**WHAT IS BEING ASKED:** Your copy should hold exactly the lines from the one containing "What TikZ code" to the one containing "(dcarb) -- (tcarb);", inclusive, with no pictures.

=======

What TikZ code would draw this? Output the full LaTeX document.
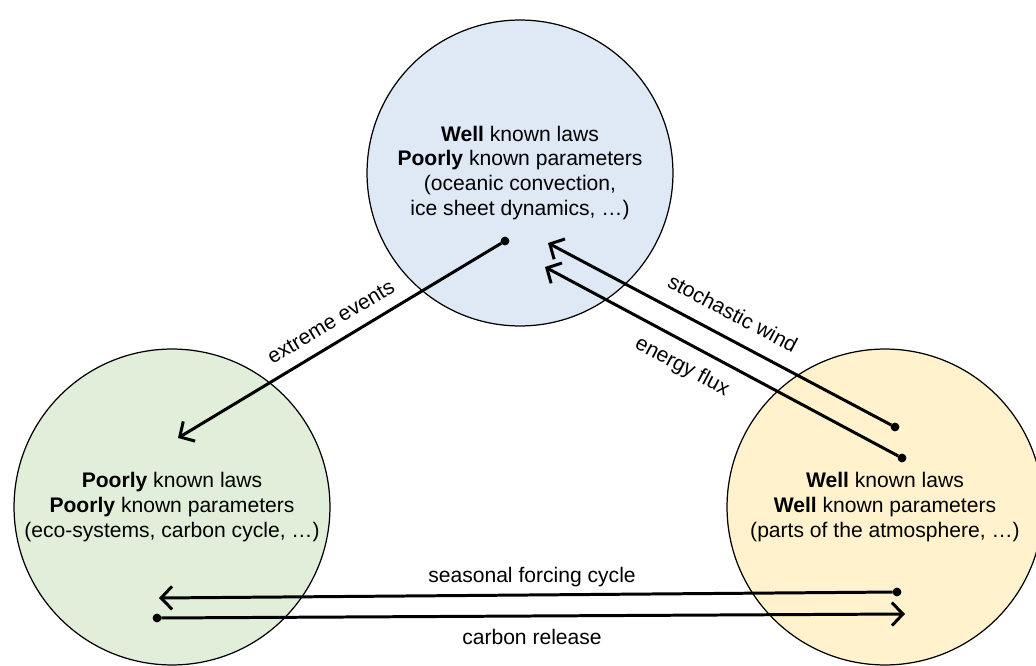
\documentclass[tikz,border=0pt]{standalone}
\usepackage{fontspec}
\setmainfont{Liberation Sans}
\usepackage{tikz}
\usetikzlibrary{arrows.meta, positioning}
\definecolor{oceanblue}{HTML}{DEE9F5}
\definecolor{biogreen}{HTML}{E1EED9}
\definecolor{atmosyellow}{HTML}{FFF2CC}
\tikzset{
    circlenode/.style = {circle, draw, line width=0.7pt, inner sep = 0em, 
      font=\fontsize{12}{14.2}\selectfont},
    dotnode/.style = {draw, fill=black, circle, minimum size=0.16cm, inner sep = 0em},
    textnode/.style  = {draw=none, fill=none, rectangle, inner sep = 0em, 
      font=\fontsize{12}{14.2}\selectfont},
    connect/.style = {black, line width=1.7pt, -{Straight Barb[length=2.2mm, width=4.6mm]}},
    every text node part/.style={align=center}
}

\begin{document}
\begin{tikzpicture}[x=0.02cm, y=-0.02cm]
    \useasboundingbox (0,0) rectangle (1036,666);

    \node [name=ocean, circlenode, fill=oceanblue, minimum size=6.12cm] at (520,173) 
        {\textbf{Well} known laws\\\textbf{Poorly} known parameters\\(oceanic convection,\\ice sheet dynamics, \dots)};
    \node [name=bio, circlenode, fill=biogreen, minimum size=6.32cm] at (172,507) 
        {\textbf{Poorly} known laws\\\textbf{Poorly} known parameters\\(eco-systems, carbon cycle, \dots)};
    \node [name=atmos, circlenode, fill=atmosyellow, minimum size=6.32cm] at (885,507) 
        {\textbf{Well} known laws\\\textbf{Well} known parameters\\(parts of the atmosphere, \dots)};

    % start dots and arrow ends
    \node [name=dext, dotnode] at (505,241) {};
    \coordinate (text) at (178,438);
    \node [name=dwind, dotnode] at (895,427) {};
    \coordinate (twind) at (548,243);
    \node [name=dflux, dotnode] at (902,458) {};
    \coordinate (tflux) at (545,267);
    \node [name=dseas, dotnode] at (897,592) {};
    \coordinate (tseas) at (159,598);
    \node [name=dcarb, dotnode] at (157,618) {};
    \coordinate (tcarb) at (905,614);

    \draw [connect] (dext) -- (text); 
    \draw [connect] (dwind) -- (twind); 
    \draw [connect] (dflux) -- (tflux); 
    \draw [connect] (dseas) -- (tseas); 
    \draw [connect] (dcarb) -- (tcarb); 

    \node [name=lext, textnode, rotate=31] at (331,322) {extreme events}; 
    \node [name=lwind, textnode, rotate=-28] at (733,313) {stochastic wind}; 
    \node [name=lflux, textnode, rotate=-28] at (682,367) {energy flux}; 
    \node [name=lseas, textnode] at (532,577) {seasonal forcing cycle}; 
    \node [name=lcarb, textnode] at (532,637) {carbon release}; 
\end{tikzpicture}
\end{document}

=======

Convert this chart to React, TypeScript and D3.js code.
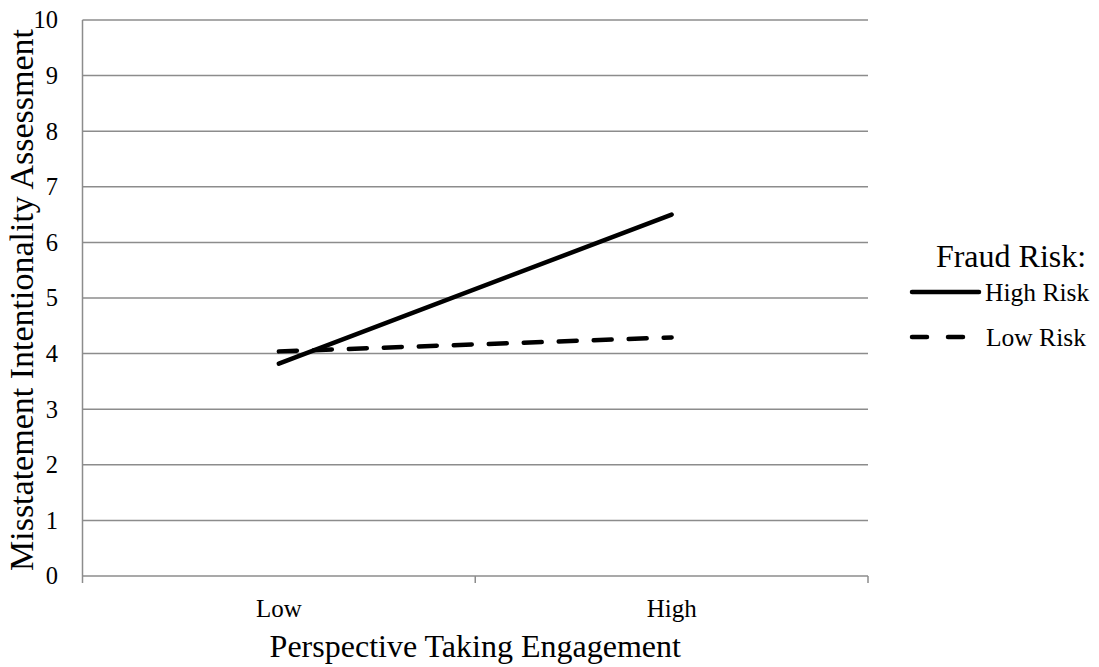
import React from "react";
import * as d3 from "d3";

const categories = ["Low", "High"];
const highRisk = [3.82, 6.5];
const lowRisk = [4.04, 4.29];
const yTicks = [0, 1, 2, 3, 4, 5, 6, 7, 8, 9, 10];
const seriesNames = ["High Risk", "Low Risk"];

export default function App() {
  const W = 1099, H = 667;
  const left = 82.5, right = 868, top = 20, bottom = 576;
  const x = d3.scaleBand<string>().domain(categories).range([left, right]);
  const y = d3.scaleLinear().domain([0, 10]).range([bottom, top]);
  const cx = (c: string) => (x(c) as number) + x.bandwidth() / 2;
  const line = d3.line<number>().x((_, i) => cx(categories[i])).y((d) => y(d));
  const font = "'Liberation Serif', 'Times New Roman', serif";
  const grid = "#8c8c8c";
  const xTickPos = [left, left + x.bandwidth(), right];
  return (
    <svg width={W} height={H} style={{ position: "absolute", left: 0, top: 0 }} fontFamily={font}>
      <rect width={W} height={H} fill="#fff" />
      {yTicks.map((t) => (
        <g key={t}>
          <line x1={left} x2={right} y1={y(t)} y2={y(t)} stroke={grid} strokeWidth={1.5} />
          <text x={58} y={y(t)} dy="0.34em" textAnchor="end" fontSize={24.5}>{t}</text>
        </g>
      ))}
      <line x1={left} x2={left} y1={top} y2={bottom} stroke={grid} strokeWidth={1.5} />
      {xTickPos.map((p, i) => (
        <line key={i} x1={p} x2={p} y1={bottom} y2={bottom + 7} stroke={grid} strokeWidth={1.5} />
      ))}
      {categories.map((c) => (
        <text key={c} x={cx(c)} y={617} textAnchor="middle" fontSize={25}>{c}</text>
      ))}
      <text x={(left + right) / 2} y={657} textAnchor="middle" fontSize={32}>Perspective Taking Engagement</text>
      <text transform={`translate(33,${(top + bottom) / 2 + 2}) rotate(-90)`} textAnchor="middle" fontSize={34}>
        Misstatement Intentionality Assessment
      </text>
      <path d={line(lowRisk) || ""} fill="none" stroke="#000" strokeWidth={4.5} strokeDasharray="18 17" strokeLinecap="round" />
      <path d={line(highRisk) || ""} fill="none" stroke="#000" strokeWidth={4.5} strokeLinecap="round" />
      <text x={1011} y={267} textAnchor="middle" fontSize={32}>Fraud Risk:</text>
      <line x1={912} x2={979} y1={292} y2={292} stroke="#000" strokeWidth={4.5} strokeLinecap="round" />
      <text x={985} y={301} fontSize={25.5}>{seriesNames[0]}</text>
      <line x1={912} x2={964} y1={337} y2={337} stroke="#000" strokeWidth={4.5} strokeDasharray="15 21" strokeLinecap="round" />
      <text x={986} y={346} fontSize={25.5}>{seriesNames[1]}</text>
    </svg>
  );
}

=======

**PROBLEM SOLUTION:**
What TikZ code would draw this? Output the full LaTeX document.
\documentclass[tikz,border=0pt]{standalone}
\usepackage{fontspec}
\setmainfont{Liberation Sans}
\usepackage{tikz}
\usetikzlibrary{arrows.meta, positioning}
\definecolor{oceanblue}{HTML}{DEE9F5}
\definecolor{biogreen}{HTML}{E1EED9}
\definecolor{atmosyellow}{HTML}{FFF2CC}
\tikzset{
    circlenode/.style = {circle, draw, line width=0.7pt, inner sep = 0em, 
      font=\fontsize{12}{14.2}\selectfont},
    dotnode/.style = {draw, fill=black, circle, minimum size=0.16cm, inner sep = 0em},
    textnode/.style  = {draw=none, fill=none, rectangle, inner sep = 0em, 
      font=\fontsize{12}{14.2}\selectfont},
    connect/.style = {black, line width=1.7pt, -{Straight Barb[length=2.2mm, width=4.6mm]}},
    every text node part/.style={align=center}
}

\begin{document}
\begin{tikzpicture}[x=0.02cm, y=-0.02cm]
    \useasboundingbox (0,0) rectangle (1036,666);

    \node [name=ocean, circlenode, fill=oceanblue, minimum size=6.12cm] at (520,173) 
        {\textbf{Well} known laws\\\textbf{Poorly} known parameters\\(oceanic convection,\\ice sheet dynamics, \dots)};
    \node [name=bio, circlenode, fill=biogreen, minimum size=6.32cm] at (172,507) 
        {\textbf{Poorly} known laws\\\textbf{Poorly} known parameters\\(eco-systems, carbon cycle, \dots)};
    \node [name=atmos, circlenode, fill=atmosyellow, minimum size=6.32cm] at (885,507) 
        {\textbf{Well} known laws\\\textbf{Well} known parameters\\(parts of the atmosphere, \dots)};

    % start dots and arrow ends
    \node [name=dext, dotnode] at (505,241) {};
    \coordinate (text) at (178,438);
    \node [name=dwind, dotnode] at (895,427) {};
    \coordinate (twind) at (548,243);
    \node [name=dflux, dotnode] at (902,458) {};
    \coordinate (tflux) at (545,267);
    \node [name=dseas, dotnode] at (897,592) {};
    \coordinate (tseas) at (159,598);
    \node [name=dcarb, dotnode] at (157,618) {};
    \coordinate (tcarb) at (905,614);

    \draw [connect] (dext) -- (text); 
    \draw [connect] (dwind) -- (twind); 
    \draw [connect] (dflux) -- (tflux); 
    \draw [connect] (dseas) -- (tseas); 
    \draw [connect] (dcarb) -- (tcarb); 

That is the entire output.